IFRSの無形資産の論点において、注意を要するものがあります。
開発費ではありません。
顧客関連資産ではありません。
それは、広告宣伝費です。
基準書から参照していきます(一部を抜粋)。
IAS38.69
将来の経済的便益を提供する支出が企業に発生したが、認識できるような無形資産又はその他の資産の取得や創出がないことがある。財の供給の場合には、企業は、このような支出を、それらの財にアクセスする権利を有した時点で費用として認識する。サービスの供給の場合には、企業は、当該支出をサービスの受取時に費用として認識する。

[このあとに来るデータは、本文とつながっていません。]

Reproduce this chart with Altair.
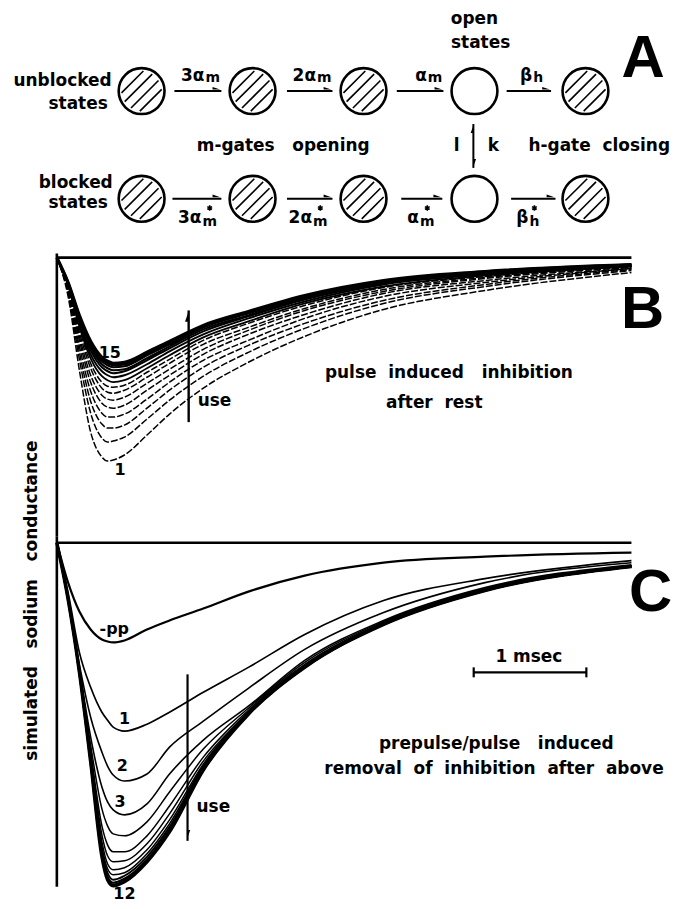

例えば、研究に関する支出は、企業結合の一部として取得した場合を除いて、発生時に費用として認識される(第54項参照)。このほか、発生時に費用として認識される支出の例として、次のものがある。
a) 開業準備活動に関する支出(すなわち、開業準備費)。
(b) 訓練活動に関する支出
(c) 広告宣伝及び販売促進活動に関する支出(通信販売のカタログを含む)
(d) 企業の一部又は全体の移転又は組織変更に関する支出
前半に考え方を、後半に例を示す形として読み取ることができます。
ここで重要なのが、「発生」という文言の理解です。
例として通信販売カタログで考えますと、「発生」の意味は次のいずれかになります。
考え方①:広告宣伝又は販売促進の開発又は伝達に使用する財又はサービスを受け取った時(配布するカタログを企業が受け取ったとき)に、費用として認識する考え方
考え方②:広告宣伝又は販売促進が、顧客又は潜在的な顧客に伝えられた時(カタログが顧客または潜在的な顧客に配布等されたとき)に費用を認識する考え方
通常、日本基準で考えると、「発生」というのは、②の時点で考えられがちです。
②は、まさに広告行為が行われて情報が顧客に伝わった時点のイメージですね。広告行為の「発生」という解釈です。
しかし、IFRSでは、広告宣伝及び販売促進活動に関しては②の考え方を明確に否定しています。
IFRSは、通信販売カタログの主要な目的は顧客に商品を宣伝することだと考えており、ブランド又は顧客との関係を強化又は創出するものであると考えています。そのため、企業内部で創出したブランド又は顧客との関係は、自己創設のれんのように無形資産として認識してはいけないと考えています。
このあたりはBC46に詳細に記載されています。
しかし、昭和ならともかく、平成も終わろうかというこの現代ではもはや広告宣伝といえば通販カタログ、という時代ではありません。
ウェブやSNSによる販促が主流ではないかというほどです。
もちろんですが、これら広告媒体による違いによって会計処理が変わるわけではありません。
見極めなければならないのは、その活動、そのコストの目的、本質です。
これには議論が生じるでしょうし、判断を求められることかと思います(重要性にもよりますが)。
また、検討対象として漏れがないようにすることも大切かと思います。